Semi-naïve Evaluation is an algorithm for performing these joins until convergence, while not wasting too much effort on redundant work. The tuples in a relation are put into three buckets:

  1. new: holds tuples that were discovered on the current iteration

  2. delta: holds tuples which were added in the previous iteration

  3. full: holds all tuples that have been found in any iteration

For a join involving two relations (A and B), new is computed as the union of the result of 3 joins:

  1. delta(A) joined with full(B)

  2. full(A) joined with delta(B)

  3. delta(A) joined with delta(B)

The key fact for performance is that full(A) is never joined with full(B).

More details on Semi-naïve Evaluation can be found in these notes.

This paper introduces the hash-indexed sorted array for storing relations while executing Semi-naïve Evaluation on a GPU. It seems to me like this data structure would work well on other chips too. Fig. 2 illustrates the data structure (join keys are in red):

The data array holds the actual tuple data. It is densely packed in row-major order.

The sorted index array holds pointers into the data array (one pointer per tuple). These pointers are lexicographically sorted (join keys take higher priority in the sort).

The hash table is an open-addressed hash table which maps a hash of the join keys to the first element in the sorted index array that contains those join keys.

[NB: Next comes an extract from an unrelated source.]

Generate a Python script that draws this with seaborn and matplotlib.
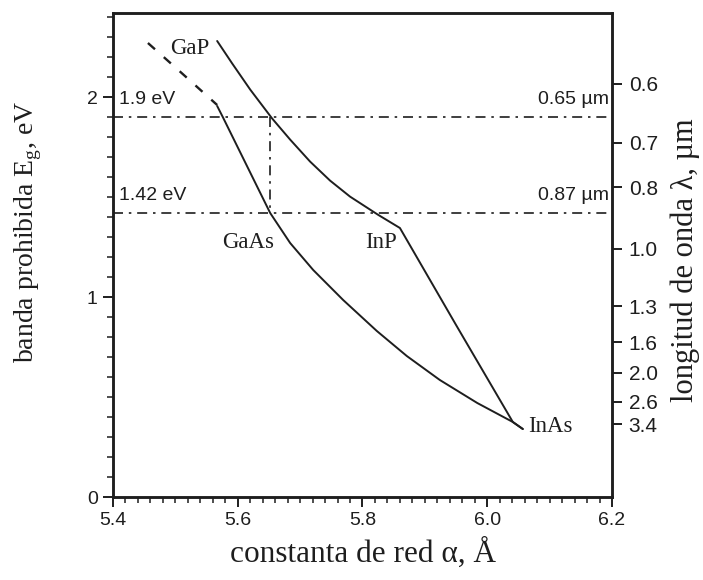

A join of relations A and B, can be implemented with the following pseudo-code:

for each tuple 'a' in the sorted index array of A:

  lookup (hash table) the first tuple in B which has matching join keys to 'a'

  iterate over all tuples in the sorted index array of B with matching keys

Memory accesses when probing through the sorted index array are coherent. Memory accesses when accessing the data array are coherent up to the number of elements in a tuple.

Table 3 compares the results from this paper (GPULog) against a state-of-the-art CPU implementation (Soufflé). HIP represents GPULog ported to AMD’s HIP runtime and then run on the same Nvidia GPU.

The data structure and algorithms described by this paper seem generic, it would be interesting to see them run on other chips (FPGA, DPU, CPU, HPC cluster).

I would guess most of GPULog is bound by memory bandwidth, not compute. I wonder if there are Datalog-specific algorithms to reduce the bandwidth/compute ratio.